Like yesterday. It's 4:30 pm on a one nap day (a fitful, short nap, at that). I'm sitting on the floor attempting to play with G, pushing around his little yellow school bus singing 'Wheels on the Bus.' He seems relatively content, until he accidentally pushes the button on the bus that makes it talk. For some inexplicable reason, he gets very angry when that bus talks. I think it is because he is not very consistent at finding the correct button to make it go 'My stop sign is R-R-Red!' or 'My lights are BR-br-bright!'
So, the accidental pushing of the correct button usually leads to utter frustration, then anger, then tantrum.
Yesterday was not different. Except, at the height of the tantrum, he picks up the bus and THROWS IT AT MY HEAD.
Then, if that wasn't enough, he takes a run at me, fists a-flailing, and lands a few before I got hold of both his wrists.
'No. That hurts Mommy. Ouch.' I said, still holding his wrists.
And then he screams, one of the dog whistle variety. And continues trying to hit and bite me.
This went on for about five minutes. I could not calm him down. I couldn't reason with him. The only thing I could think of was a time out. And the only place that he stays contained is his crib.
'You need to calm down.' I explained, as I set him in his crib.
For thirty minutes he jumped, yelled and screamed.
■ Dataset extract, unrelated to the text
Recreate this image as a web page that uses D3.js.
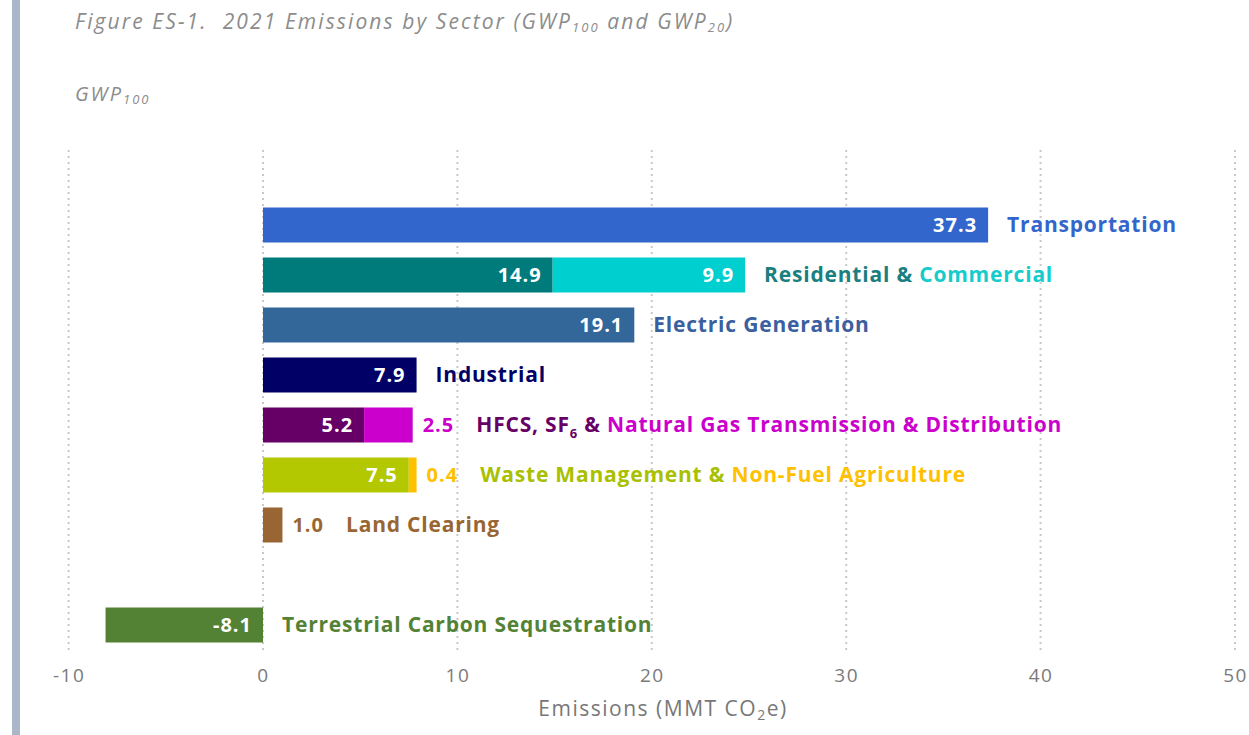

I pulled out the vacuum to drown out the noise for a bit. I was feeling pretty defeated and upset. Why is he so ANGRY? Did I do something? Am I messing him up?
When I turned the vacuum off, the level of ruckus coming from his room had diminished. He was sitting in his crib, talking to his stuffed animals. I figured now was a good time get him out, as he was behaving in an acceptable manner.
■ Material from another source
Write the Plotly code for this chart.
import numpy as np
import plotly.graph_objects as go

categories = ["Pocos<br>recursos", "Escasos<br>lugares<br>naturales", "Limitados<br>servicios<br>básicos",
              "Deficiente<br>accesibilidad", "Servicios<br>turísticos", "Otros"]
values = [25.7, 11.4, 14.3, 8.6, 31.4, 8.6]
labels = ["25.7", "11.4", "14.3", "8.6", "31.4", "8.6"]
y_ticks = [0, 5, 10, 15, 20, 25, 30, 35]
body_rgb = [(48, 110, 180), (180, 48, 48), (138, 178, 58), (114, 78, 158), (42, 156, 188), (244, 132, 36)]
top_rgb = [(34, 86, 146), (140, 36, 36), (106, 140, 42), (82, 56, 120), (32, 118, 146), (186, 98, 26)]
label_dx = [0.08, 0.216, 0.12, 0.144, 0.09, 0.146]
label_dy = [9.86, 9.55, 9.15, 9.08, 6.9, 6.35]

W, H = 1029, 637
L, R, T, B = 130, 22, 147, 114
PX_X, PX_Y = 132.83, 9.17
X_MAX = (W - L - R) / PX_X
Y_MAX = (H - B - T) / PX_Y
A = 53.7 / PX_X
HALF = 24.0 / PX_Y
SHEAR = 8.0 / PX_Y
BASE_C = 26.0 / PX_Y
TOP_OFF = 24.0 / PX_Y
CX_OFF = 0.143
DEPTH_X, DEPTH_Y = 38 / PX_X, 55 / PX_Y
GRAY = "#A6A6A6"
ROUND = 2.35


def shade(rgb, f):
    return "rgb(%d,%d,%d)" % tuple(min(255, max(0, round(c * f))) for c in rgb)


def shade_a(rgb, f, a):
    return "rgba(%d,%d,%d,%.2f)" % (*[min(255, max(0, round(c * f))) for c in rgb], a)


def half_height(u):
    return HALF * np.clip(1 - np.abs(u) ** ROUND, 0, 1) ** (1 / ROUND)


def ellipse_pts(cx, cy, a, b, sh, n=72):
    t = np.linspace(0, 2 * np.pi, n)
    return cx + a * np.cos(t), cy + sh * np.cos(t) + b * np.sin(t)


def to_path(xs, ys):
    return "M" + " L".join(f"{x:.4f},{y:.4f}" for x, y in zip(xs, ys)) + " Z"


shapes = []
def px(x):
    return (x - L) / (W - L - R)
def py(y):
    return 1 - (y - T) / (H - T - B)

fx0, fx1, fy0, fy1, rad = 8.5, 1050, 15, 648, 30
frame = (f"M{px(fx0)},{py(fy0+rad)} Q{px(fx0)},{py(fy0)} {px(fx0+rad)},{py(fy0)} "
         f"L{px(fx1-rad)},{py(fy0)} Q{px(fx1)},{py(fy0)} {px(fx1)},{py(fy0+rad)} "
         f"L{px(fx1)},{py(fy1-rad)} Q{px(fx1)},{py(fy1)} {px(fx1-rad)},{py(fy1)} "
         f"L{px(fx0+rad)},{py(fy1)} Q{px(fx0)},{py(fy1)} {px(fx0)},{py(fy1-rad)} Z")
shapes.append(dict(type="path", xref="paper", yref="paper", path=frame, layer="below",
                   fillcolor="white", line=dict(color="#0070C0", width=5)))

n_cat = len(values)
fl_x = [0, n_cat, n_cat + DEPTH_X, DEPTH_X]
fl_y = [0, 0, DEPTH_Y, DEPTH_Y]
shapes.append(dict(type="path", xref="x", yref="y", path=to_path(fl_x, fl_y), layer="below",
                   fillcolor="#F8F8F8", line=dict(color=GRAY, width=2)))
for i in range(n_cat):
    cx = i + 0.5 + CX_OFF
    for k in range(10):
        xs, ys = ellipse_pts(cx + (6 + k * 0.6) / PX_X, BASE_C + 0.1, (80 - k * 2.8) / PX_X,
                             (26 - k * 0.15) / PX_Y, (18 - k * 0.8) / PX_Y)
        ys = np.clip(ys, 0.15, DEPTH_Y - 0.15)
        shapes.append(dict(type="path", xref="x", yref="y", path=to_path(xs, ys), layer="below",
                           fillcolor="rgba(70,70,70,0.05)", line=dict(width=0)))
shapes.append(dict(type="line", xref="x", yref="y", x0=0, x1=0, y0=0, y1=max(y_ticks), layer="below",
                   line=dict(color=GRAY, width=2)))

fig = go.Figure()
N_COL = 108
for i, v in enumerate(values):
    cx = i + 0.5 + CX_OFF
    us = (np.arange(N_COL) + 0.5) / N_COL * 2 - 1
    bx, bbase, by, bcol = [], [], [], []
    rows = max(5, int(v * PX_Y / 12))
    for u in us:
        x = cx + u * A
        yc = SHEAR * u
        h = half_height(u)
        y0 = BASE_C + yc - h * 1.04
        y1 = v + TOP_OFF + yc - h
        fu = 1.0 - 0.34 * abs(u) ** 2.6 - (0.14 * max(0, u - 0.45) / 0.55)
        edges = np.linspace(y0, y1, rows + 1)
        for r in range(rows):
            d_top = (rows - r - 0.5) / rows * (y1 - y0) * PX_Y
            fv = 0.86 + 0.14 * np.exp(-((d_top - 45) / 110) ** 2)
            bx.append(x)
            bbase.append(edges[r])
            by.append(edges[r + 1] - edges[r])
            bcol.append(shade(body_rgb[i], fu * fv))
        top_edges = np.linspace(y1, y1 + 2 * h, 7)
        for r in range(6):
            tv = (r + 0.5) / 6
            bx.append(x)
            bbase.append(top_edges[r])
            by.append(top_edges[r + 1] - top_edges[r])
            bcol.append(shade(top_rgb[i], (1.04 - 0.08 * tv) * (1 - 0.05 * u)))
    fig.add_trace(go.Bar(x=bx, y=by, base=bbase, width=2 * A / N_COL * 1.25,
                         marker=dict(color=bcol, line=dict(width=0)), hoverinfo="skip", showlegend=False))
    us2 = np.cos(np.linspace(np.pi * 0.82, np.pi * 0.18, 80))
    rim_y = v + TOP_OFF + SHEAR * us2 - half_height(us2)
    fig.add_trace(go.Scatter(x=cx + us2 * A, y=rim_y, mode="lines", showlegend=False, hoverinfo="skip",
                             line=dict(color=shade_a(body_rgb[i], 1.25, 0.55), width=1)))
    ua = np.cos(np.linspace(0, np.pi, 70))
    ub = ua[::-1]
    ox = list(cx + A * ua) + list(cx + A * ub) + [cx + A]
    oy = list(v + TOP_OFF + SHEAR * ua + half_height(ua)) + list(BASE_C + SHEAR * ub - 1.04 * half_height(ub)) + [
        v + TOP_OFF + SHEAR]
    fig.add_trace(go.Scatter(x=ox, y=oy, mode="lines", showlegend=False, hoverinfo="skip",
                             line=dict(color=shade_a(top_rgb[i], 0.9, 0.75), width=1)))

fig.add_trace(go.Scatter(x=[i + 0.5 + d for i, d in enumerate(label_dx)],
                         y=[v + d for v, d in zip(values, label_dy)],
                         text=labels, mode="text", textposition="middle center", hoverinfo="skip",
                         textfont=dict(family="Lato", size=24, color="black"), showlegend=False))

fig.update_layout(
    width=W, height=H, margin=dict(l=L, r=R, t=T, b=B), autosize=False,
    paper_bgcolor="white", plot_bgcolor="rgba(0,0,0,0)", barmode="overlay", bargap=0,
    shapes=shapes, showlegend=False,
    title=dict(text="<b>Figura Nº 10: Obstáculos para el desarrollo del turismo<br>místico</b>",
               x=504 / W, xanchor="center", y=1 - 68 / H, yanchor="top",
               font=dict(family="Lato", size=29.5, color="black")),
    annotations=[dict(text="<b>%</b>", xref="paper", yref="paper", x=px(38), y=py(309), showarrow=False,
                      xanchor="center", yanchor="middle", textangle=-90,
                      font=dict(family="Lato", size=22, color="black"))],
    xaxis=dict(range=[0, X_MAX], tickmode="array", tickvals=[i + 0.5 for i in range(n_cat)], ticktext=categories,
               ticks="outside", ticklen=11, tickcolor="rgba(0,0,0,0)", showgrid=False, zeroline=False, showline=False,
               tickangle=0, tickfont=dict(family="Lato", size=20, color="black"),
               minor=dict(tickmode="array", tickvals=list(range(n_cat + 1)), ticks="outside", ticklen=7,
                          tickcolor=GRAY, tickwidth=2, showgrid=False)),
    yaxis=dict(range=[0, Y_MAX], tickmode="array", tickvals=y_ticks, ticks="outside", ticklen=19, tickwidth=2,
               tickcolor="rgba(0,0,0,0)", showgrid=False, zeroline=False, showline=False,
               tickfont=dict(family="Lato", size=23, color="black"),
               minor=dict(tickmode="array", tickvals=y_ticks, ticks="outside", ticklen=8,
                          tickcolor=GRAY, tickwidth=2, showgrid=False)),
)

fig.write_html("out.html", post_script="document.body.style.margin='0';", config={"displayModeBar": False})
His face was puffy and tear stained, but he smiled at me when I opened his door.
'You okay, buddy?' He stood up and reached for me. And we had a relatively mellow evening waiting for Daddy to come home.
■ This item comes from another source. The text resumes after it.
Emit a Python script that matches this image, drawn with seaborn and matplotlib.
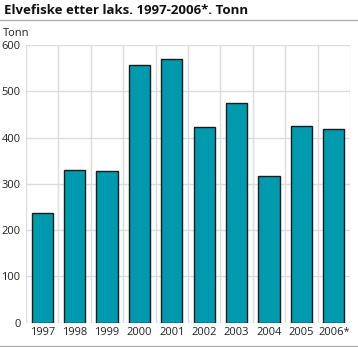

Stuff like this makes me feel like such a novice. Like I'm doing irrevocable harm to him. I know that we're both learning together. He is my starter child. The guinea pig. It sounds awful, but its kind of the truth!
I don't know if some moms just aren't forthright about how their children really behave, or if I truly have a handful. Is this normal for a boy? All my girlfriends have little girls. And from what I can tell, they tend to be a little less aggressive, a little more mellow. Though I have a feeling I'll be liking the whole boy thing a lot better once they all hit puberty.
And then there are a few blogs I've read (note past tense) that paint this picture of perfect children, perfect home, perfect life. Are these people for real? Are their kids all Benedryl-ed up? Is mommy eating a little Xanax for breakfast? Because if not, I think they're painting a rosy picture.
You know what? I'm all for honesty. If I can make someone else feel more normal and less like they're creating a future sociopath with mommy issues, that is fabulous.
Oh, and by the way, I will be taking the batteries out of the bus. Or ACCIDENTALLY running it over five times.